▸ **WRITTEN INSTRUCTION**
Search the data for the word "with" and copy every line that contains it.

▸ **RAW RECORDS**
★ ★ ★ ★ ★ ★ ★
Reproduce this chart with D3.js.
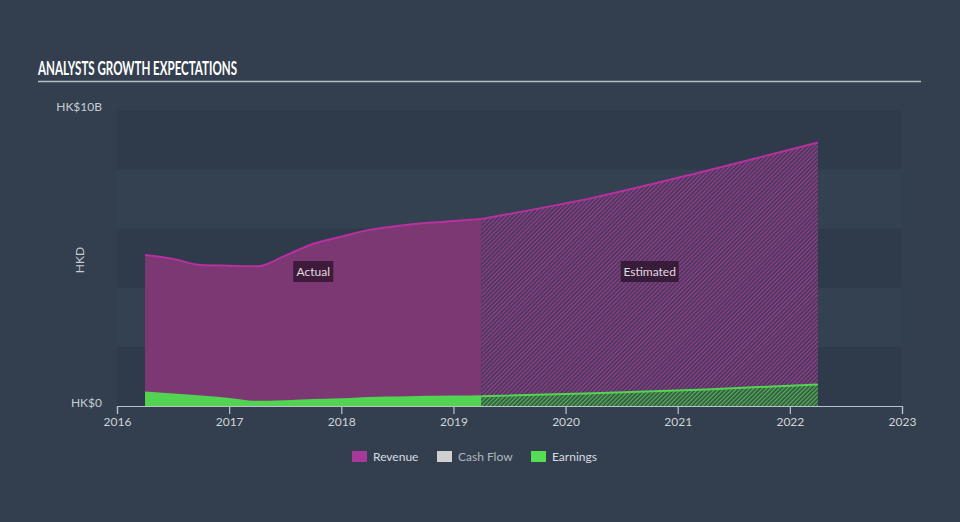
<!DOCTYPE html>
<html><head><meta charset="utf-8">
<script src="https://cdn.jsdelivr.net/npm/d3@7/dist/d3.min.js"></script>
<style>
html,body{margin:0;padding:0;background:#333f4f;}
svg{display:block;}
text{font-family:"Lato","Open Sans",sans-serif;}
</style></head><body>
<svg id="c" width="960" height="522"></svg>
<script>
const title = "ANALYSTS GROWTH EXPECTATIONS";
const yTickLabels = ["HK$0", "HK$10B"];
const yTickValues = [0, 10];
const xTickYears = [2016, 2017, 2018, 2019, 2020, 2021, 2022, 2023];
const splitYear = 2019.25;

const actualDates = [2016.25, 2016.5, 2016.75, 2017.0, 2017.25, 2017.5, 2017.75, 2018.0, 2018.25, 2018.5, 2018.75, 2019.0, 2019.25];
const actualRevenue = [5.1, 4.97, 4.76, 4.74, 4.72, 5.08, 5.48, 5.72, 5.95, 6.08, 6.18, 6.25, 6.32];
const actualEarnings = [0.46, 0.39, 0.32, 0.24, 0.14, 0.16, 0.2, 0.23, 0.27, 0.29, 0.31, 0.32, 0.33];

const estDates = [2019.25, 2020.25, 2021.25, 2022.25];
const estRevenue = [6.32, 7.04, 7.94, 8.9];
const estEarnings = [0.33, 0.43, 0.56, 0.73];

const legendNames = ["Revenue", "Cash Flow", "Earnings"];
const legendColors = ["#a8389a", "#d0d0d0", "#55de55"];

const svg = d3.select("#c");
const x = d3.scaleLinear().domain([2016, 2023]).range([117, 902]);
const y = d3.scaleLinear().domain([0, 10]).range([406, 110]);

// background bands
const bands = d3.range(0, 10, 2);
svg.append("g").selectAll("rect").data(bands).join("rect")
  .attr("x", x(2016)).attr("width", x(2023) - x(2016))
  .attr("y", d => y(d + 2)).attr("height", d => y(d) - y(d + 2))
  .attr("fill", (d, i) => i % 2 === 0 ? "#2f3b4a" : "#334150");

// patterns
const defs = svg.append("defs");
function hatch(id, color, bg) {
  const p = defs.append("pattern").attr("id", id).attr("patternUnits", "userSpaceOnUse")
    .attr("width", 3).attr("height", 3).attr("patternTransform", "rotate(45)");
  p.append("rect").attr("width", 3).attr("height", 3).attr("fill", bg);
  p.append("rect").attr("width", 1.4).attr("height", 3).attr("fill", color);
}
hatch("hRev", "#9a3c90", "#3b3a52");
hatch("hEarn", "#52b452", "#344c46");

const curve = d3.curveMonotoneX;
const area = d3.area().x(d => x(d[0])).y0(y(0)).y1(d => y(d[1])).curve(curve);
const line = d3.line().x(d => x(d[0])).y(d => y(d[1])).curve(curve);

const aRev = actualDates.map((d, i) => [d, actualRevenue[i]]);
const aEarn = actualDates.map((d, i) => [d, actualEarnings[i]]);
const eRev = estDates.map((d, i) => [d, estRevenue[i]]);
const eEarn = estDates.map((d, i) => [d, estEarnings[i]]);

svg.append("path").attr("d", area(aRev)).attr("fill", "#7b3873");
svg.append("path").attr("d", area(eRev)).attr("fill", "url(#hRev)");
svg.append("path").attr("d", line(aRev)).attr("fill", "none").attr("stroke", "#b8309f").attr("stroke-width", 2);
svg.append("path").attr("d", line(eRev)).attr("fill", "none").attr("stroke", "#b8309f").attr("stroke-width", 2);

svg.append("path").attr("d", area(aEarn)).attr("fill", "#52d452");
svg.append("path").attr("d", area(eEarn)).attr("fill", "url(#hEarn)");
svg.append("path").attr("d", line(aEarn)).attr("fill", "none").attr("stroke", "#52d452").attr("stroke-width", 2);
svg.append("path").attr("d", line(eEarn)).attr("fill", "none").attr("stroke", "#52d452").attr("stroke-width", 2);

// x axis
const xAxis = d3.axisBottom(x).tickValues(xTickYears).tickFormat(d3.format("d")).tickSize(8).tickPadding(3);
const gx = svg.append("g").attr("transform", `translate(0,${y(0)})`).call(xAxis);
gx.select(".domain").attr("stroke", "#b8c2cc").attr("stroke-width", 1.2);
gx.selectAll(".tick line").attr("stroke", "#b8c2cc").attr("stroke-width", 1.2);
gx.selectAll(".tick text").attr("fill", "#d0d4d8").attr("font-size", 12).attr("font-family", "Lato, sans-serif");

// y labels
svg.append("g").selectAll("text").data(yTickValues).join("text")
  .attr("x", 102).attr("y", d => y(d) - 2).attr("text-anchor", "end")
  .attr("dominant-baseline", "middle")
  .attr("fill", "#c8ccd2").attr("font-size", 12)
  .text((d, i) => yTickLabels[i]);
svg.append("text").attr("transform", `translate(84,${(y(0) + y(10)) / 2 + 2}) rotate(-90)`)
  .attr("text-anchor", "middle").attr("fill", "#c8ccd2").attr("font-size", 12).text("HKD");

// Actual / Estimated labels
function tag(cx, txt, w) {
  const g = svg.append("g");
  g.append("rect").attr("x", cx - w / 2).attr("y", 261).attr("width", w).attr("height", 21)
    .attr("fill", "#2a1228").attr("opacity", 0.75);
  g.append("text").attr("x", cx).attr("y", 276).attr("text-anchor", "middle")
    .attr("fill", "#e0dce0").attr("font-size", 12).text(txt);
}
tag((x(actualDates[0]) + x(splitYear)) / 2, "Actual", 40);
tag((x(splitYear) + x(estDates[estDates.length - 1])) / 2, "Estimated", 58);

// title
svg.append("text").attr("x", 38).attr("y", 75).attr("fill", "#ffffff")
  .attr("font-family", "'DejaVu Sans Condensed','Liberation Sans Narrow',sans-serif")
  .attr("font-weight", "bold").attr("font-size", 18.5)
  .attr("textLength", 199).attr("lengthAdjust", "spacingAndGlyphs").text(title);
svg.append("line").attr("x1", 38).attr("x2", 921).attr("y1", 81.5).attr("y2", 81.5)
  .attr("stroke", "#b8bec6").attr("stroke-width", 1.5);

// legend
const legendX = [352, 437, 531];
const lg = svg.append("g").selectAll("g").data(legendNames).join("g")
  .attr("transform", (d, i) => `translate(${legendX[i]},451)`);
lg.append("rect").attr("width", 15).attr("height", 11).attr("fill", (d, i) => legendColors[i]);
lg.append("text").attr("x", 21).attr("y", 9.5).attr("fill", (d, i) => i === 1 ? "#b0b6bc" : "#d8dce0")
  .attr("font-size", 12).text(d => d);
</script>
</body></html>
★ ★ ★ ★ ★ ★ ★
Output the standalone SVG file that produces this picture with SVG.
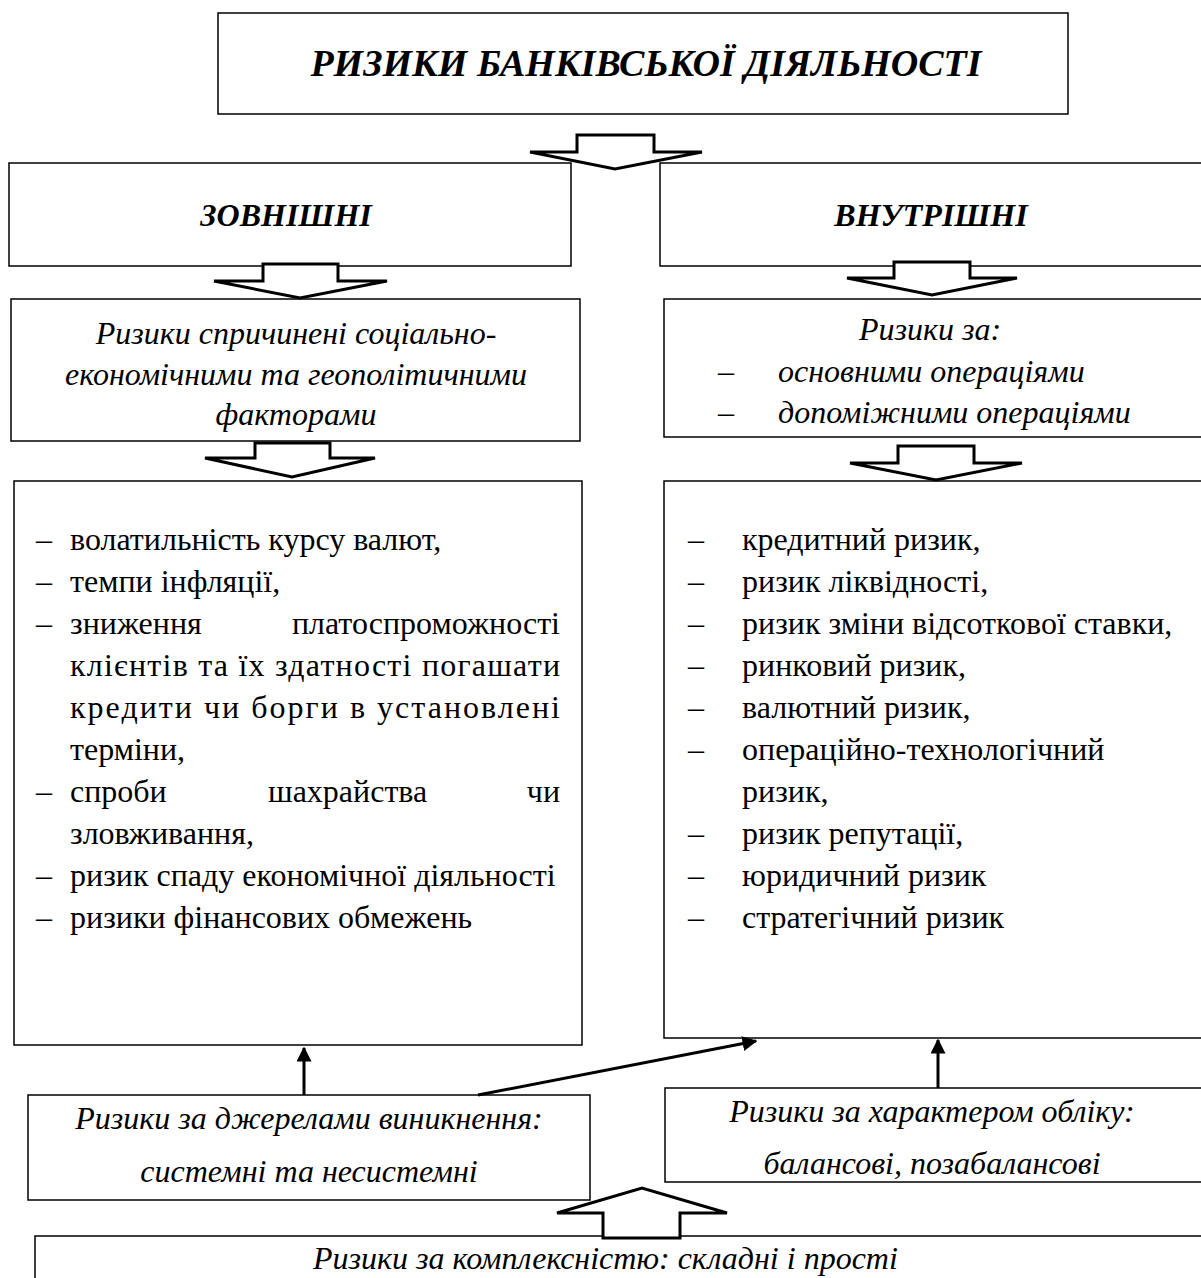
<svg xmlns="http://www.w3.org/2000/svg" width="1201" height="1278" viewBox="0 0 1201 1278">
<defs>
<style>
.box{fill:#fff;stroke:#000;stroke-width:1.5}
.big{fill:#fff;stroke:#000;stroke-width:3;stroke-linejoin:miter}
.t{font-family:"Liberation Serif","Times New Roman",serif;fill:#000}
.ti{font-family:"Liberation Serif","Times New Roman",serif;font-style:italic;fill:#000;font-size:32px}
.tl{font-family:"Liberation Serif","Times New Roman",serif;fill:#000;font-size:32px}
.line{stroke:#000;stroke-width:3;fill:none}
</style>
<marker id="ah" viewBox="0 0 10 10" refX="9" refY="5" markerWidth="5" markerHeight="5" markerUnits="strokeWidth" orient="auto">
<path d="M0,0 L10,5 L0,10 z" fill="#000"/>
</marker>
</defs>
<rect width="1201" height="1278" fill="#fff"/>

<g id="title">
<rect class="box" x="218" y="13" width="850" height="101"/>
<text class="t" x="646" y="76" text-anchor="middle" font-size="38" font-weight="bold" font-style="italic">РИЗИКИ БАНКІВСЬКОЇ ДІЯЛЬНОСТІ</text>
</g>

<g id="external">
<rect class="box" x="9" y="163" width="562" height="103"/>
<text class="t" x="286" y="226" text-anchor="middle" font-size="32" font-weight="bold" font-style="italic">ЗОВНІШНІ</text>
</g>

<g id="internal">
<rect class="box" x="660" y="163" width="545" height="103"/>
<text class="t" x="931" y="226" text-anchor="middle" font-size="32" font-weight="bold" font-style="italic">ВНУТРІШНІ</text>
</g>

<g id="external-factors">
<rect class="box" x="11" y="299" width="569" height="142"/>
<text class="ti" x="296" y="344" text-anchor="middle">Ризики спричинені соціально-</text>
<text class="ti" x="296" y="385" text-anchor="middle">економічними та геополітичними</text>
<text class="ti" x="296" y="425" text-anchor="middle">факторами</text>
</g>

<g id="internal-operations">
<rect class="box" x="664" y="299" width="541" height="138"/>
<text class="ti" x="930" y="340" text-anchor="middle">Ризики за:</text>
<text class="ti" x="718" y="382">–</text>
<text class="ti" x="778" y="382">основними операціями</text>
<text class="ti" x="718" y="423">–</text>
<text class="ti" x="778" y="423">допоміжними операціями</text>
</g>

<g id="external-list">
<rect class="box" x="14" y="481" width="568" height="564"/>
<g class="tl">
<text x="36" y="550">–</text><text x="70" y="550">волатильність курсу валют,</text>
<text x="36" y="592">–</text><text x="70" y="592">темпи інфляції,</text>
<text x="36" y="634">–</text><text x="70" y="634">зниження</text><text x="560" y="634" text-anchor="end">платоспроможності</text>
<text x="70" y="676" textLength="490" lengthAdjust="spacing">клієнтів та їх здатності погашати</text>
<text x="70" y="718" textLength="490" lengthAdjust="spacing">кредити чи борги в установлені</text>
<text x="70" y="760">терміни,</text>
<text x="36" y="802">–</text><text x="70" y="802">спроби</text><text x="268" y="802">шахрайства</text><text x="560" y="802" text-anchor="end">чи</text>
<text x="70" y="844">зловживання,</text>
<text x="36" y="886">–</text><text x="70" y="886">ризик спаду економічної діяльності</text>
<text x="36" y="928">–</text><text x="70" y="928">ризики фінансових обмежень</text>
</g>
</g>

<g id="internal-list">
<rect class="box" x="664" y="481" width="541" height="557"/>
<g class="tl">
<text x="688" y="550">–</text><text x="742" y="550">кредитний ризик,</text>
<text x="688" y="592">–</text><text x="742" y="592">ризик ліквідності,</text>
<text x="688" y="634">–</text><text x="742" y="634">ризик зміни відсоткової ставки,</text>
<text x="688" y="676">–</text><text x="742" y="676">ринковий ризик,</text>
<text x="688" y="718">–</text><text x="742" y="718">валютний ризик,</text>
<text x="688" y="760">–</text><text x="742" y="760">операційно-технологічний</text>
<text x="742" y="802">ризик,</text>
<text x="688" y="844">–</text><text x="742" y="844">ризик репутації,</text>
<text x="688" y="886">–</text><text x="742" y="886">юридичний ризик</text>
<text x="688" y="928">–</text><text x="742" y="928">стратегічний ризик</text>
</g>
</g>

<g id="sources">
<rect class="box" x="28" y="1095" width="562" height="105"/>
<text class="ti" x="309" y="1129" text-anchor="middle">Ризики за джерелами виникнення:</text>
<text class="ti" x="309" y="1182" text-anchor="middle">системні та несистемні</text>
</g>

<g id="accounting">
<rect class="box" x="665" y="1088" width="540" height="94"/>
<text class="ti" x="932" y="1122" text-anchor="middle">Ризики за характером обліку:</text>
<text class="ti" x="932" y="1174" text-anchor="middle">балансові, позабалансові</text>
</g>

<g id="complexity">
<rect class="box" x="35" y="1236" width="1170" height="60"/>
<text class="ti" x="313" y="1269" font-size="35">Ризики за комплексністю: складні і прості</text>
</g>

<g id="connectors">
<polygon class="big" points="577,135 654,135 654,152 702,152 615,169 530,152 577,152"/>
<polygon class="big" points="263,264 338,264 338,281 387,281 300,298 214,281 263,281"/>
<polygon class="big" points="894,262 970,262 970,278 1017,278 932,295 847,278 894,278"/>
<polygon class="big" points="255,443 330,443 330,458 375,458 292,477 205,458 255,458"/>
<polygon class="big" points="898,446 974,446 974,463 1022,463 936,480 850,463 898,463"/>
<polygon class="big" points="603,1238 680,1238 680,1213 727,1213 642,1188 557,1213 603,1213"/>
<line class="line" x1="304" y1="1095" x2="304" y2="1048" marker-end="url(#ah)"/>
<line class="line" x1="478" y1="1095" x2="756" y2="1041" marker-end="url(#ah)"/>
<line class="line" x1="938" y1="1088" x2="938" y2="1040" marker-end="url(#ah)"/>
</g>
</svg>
★ ★ ★ ★ ★ ★ ★
▸ **TASK RESULT**
Reproduce this chart with D3.js.
Output the standalone SVG file that produces this picture with SVG.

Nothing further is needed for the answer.